— BEGIN —

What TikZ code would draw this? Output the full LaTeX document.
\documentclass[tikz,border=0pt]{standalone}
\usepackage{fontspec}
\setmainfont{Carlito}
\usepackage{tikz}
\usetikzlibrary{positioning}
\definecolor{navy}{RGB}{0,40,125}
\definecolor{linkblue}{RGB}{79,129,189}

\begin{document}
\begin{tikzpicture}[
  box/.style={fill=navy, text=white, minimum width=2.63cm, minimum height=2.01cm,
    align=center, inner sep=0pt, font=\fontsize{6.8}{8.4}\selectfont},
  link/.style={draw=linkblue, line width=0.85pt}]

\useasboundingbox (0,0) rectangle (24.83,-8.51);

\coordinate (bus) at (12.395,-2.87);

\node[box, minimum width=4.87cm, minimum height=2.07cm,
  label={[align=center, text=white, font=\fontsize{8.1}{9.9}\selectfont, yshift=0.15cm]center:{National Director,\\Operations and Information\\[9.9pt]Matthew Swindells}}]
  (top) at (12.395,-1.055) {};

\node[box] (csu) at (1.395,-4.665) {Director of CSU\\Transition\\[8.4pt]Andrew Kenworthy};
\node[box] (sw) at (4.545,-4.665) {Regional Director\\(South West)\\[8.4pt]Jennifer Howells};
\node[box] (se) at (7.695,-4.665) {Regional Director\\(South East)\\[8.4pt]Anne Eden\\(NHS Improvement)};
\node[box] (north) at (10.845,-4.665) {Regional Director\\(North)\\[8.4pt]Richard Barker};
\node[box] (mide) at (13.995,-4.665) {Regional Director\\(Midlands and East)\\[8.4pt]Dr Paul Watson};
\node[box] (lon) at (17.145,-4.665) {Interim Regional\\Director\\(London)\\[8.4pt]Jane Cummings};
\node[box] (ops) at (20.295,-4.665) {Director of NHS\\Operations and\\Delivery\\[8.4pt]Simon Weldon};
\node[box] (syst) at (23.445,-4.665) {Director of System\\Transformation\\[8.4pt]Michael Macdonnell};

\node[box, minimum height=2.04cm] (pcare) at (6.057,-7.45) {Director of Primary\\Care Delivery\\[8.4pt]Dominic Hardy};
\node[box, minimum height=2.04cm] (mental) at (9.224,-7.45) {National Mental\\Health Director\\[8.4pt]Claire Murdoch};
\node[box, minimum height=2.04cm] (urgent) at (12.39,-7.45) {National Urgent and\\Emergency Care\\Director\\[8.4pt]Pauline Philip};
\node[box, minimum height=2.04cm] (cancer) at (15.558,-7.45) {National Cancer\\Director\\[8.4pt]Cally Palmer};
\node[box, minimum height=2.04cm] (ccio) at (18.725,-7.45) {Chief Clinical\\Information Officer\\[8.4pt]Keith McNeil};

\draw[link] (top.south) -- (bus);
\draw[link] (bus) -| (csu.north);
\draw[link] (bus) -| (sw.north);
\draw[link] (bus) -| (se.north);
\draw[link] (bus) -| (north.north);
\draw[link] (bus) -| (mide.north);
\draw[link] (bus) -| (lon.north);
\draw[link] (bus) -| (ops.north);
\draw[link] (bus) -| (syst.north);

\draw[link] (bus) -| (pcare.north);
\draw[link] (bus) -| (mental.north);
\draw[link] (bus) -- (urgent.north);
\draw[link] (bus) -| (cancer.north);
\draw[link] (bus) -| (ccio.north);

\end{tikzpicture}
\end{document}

— END —

▶ **Exercise**
Restate the listing exactly, starting at its first line and ending at the line where "(top) at (12.395,-1.055)" occurs; include both and no other lines.

▶ **Result of the task**
What TikZ code would draw this? Output the full LaTeX document.
\documentclass[tikz,border=0pt]{standalone}
\usepackage{fontspec}
\setmainfont{Carlito}
\usepackage{tikz}
\usetikzlibrary{positioning}
\definecolor{navy}{RGB}{0,40,125}
\definecolor{linkblue}{RGB}{79,129,189}

\begin{document}
\begin{tikzpicture}[
  box/.style={fill=navy, text=white, minimum width=2.63cm, minimum height=2.01cm,
    align=center, inner sep=0pt, font=\fontsize{6.8}{8.4}\selectfont},
  link/.style={draw=linkblue, line width=0.85pt}]

\useasboundingbox (0,0) rectangle (24.83,-8.51);

\coordinate (bus) at (12.395,-2.87);

\node[box, minimum width=4.87cm, minimum height=2.07cm,
  label={[align=center, text=white, font=\fontsize{8.1}{9.9}\selectfont, yshift=0.15cm]center:{National Director,\\Operations and Information\\[9.9pt]Matthew Swindells}}]
  (top) at (12.395,-1.055) {};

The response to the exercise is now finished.